Entries with chart source code
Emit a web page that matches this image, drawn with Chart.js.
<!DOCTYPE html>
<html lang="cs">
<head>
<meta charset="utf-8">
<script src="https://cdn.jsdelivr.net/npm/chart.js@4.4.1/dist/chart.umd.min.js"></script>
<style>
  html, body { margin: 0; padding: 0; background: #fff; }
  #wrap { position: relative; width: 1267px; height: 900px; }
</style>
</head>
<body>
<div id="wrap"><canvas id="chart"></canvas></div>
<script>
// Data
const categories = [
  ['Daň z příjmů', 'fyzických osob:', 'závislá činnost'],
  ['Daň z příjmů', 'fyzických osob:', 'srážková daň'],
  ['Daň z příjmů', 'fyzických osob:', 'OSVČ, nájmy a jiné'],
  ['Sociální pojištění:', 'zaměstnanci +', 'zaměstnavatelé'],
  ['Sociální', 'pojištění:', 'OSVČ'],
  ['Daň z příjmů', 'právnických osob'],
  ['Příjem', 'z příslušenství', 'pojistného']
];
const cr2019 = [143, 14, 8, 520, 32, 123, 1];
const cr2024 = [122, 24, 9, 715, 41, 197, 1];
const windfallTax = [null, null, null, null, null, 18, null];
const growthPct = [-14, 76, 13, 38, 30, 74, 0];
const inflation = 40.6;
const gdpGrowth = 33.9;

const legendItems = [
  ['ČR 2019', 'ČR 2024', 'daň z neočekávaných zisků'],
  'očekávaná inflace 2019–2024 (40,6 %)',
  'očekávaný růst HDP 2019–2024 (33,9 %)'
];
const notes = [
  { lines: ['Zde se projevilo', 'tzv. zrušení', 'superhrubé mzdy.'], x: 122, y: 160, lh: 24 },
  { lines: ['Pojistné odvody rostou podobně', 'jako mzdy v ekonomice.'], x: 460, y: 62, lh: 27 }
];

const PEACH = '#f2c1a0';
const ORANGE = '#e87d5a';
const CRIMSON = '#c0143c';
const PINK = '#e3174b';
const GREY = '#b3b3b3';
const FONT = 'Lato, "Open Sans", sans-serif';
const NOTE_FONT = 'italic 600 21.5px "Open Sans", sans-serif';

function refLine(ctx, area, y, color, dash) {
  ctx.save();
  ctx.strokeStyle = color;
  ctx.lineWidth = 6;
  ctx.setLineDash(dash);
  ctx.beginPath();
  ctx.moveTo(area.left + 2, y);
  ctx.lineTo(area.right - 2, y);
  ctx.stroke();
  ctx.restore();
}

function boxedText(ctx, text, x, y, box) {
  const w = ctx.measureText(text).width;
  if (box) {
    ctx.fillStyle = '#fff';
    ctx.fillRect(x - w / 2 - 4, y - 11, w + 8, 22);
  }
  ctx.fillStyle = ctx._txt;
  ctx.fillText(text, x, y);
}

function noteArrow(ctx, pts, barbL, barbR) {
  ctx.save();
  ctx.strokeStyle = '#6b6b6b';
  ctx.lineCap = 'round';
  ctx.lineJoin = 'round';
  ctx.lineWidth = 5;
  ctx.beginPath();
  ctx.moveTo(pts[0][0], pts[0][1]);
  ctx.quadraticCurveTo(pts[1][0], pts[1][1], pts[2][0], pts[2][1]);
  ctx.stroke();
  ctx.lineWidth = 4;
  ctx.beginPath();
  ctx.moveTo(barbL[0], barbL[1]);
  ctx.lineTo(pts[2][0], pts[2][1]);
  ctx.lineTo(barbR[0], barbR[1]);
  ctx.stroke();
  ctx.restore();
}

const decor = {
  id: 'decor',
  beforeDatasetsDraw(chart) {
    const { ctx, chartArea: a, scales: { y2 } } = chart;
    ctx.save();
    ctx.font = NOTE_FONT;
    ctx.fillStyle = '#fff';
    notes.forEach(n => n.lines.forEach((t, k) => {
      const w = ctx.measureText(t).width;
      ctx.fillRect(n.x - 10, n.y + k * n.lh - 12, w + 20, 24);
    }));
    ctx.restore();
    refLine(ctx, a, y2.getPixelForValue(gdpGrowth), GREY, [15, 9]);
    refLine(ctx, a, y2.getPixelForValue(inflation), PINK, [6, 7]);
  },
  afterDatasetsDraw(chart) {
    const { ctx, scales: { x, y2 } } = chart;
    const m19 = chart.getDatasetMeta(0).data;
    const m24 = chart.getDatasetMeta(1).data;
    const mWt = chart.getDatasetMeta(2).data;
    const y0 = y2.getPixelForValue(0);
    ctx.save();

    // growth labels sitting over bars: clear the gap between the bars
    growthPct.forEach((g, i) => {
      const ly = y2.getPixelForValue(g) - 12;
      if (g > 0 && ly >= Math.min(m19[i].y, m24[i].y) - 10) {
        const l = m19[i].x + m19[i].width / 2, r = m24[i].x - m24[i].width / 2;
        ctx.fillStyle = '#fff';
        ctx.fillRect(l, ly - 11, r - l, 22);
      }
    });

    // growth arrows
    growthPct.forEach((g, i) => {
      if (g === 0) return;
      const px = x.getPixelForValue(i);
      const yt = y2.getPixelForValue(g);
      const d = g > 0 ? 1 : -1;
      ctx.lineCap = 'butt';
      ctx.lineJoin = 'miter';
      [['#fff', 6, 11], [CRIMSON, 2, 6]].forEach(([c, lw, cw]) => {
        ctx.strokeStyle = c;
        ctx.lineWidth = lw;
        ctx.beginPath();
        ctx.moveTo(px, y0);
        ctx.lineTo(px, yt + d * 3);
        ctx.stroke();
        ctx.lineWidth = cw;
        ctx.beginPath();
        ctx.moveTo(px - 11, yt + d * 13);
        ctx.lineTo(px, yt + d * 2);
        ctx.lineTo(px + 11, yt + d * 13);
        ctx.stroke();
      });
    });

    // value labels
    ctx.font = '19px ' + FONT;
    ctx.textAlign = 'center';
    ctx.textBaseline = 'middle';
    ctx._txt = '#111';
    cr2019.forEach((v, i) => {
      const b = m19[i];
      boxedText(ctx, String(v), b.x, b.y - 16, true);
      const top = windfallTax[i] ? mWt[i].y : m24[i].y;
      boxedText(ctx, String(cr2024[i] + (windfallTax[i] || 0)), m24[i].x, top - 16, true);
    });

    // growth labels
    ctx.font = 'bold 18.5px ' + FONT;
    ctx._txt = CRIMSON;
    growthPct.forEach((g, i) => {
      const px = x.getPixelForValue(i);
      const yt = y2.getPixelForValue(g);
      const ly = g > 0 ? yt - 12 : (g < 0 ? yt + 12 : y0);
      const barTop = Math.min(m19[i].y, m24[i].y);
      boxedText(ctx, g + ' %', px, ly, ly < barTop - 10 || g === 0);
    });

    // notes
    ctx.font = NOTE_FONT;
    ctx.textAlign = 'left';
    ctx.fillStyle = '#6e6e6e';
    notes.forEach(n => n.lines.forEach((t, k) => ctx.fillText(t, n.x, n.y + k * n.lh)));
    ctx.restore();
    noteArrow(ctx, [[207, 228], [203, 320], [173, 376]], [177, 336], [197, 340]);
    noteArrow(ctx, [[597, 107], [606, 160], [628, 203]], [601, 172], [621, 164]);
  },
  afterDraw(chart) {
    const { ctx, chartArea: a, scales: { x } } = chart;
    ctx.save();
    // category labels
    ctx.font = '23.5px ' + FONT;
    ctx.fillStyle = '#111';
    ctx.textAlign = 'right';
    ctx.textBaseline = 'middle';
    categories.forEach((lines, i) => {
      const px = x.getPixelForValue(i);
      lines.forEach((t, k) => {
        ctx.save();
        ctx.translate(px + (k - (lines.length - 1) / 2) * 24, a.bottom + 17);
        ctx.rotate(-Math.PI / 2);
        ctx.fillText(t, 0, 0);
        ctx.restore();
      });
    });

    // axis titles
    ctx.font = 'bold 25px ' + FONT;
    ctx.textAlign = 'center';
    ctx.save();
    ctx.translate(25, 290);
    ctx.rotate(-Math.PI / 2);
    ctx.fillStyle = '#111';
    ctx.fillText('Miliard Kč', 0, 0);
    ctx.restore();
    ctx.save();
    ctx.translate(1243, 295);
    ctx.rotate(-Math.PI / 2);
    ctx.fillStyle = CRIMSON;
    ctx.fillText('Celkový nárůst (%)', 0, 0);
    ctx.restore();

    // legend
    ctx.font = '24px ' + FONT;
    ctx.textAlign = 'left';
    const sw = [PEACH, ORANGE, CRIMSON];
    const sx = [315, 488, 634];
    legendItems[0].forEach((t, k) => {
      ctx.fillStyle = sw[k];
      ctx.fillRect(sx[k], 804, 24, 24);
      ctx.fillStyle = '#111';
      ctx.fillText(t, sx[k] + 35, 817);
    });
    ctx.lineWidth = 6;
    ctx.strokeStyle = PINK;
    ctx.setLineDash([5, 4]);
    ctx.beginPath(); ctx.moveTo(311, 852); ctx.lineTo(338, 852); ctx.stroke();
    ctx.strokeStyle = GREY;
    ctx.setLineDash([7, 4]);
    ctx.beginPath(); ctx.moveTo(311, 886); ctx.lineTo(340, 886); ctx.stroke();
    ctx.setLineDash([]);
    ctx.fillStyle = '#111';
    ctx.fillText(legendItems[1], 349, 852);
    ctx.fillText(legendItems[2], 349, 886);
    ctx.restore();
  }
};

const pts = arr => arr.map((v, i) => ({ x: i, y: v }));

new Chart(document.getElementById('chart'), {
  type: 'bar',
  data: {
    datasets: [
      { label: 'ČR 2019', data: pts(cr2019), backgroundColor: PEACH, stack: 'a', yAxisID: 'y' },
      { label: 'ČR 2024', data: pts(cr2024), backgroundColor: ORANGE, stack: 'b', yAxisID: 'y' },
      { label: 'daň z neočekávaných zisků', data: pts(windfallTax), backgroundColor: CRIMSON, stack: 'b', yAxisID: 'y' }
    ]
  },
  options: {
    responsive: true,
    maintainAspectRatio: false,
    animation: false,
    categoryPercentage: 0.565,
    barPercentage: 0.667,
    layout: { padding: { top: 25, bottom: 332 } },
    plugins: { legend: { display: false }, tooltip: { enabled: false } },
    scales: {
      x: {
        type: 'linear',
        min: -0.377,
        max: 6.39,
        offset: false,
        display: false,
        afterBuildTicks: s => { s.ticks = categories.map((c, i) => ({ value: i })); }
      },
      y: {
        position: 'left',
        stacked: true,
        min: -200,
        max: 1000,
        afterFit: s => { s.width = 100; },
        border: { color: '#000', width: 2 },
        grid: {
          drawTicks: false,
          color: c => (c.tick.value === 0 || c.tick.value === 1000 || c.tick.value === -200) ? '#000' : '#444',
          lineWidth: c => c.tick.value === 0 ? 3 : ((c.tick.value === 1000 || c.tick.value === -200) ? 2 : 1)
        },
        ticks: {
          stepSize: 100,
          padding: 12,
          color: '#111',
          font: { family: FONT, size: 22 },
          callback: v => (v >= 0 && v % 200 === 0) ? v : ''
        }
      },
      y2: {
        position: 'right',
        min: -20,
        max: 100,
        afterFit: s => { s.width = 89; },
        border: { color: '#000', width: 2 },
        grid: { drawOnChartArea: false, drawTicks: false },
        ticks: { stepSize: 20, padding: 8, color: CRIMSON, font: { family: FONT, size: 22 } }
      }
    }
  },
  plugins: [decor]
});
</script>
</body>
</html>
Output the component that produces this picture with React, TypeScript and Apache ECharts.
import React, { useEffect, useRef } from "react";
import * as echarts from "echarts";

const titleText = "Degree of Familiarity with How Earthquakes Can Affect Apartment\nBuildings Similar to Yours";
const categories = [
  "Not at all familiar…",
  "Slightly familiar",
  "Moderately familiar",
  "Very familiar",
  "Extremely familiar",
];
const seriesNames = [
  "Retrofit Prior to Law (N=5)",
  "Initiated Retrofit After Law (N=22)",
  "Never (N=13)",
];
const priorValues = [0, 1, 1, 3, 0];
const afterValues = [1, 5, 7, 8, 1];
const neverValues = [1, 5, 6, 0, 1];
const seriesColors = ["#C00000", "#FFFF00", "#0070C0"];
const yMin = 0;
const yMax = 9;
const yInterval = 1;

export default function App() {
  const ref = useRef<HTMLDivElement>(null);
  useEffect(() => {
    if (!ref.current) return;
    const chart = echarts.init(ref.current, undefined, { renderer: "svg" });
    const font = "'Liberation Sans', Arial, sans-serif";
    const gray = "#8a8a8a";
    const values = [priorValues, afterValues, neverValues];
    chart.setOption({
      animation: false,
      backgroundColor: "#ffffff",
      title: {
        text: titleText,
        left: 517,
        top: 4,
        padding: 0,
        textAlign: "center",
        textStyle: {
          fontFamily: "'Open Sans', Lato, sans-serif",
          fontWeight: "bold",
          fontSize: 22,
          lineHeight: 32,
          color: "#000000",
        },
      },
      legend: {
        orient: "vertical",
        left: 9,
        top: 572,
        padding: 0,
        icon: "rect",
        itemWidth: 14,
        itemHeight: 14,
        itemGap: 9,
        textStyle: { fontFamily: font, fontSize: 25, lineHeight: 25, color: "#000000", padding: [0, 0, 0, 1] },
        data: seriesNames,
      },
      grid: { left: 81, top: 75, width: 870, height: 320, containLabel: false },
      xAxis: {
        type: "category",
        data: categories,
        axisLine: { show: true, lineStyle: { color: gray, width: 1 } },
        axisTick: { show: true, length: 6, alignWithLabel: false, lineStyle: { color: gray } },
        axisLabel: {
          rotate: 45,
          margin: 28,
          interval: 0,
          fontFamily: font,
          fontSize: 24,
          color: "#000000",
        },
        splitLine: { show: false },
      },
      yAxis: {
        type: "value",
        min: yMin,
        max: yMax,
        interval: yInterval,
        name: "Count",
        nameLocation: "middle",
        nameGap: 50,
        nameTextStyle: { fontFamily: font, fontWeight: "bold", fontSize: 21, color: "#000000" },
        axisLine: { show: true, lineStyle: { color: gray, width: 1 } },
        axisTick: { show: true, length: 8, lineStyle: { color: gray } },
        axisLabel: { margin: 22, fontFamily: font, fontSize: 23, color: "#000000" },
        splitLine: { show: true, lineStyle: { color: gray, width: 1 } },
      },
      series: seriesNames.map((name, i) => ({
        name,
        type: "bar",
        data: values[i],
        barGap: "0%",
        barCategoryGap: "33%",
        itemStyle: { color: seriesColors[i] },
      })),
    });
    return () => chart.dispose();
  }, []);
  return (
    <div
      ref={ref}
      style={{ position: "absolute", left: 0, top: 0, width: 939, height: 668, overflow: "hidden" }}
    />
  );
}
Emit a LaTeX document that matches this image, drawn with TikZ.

--- Instruction ---
Quote exactly the first line of the data and every line after it through the one holding "const NOTE_FONT = 'italic".

--- Answer to the exercise ---
Emit a web page that matches this image, drawn with Chart.js.
<!DOCTYPE html>
<html lang="cs">
<head>
<meta charset="utf-8">
<script src="https://cdn.jsdelivr.net/npm/chart.js@4.4.1/dist/chart.umd.min.js"></script>
<style>
  html, body { margin: 0; padding: 0; background: #fff; }
  #wrap { position: relative; width: 1267px; height: 900px; }
</style>
</head>
<body>
<div id="wrap"><canvas id="chart"></canvas></div>
<script>
// Data
const categories = [
  ['Daň z příjmů', 'fyzických osob:', 'závislá činnost'],
  ['Daň z příjmů', 'fyzických osob:', 'srážková daň'],
  ['Daň z příjmů', 'fyzických osob:', 'OSVČ, nájmy a jiné'],
  ['Sociální pojištění:', 'zaměstnanci +', 'zaměstnavatelé'],
  ['Sociální', 'pojištění:', 'OSVČ'],
  ['Daň z příjmů', 'právnických osob'],
  ['Příjem', 'z příslušenství', 'pojistného']
];
const cr2019 = [143, 14, 8, 520, 32, 123, 1];
const cr2024 = [122, 24, 9, 715, 41, 197, 1];
const windfallTax = [null, null, null, null, null, 18, null];
const growthPct = [-14, 76, 13, 38, 30, 74, 0];
const inflation = 40.6;
const gdpGrowth = 33.9;

const legendItems = [
  ['ČR 2019', 'ČR 2024', 'daň z neočekávaných zisků'],
  'očekávaná inflace 2019–2024 (40,6 %)',
  'očekávaný růst HDP 2019–2024 (33,9 %)'
];
const notes = [
  { lines: ['Zde se projevilo', 'tzv. zrušení', 'superhrubé mzdy.'], x: 122, y: 160, lh: 24 },
  { lines: ['Pojistné odvody rostou podobně', 'jako mzdy v ekonomice.'], x: 460, y: 62, lh: 27 }
];

const PEACH = '#f2c1a0';
const ORANGE = '#e87d5a';
const CRIMSON = '#c0143c';
const PINK = '#e3174b';
const GREY = '#b3b3b3';
const FONT = 'Lato, "Open Sans", sans-serif';
const NOTE_FONT = 'italic 600 21.5px "Open Sans", sans-serif';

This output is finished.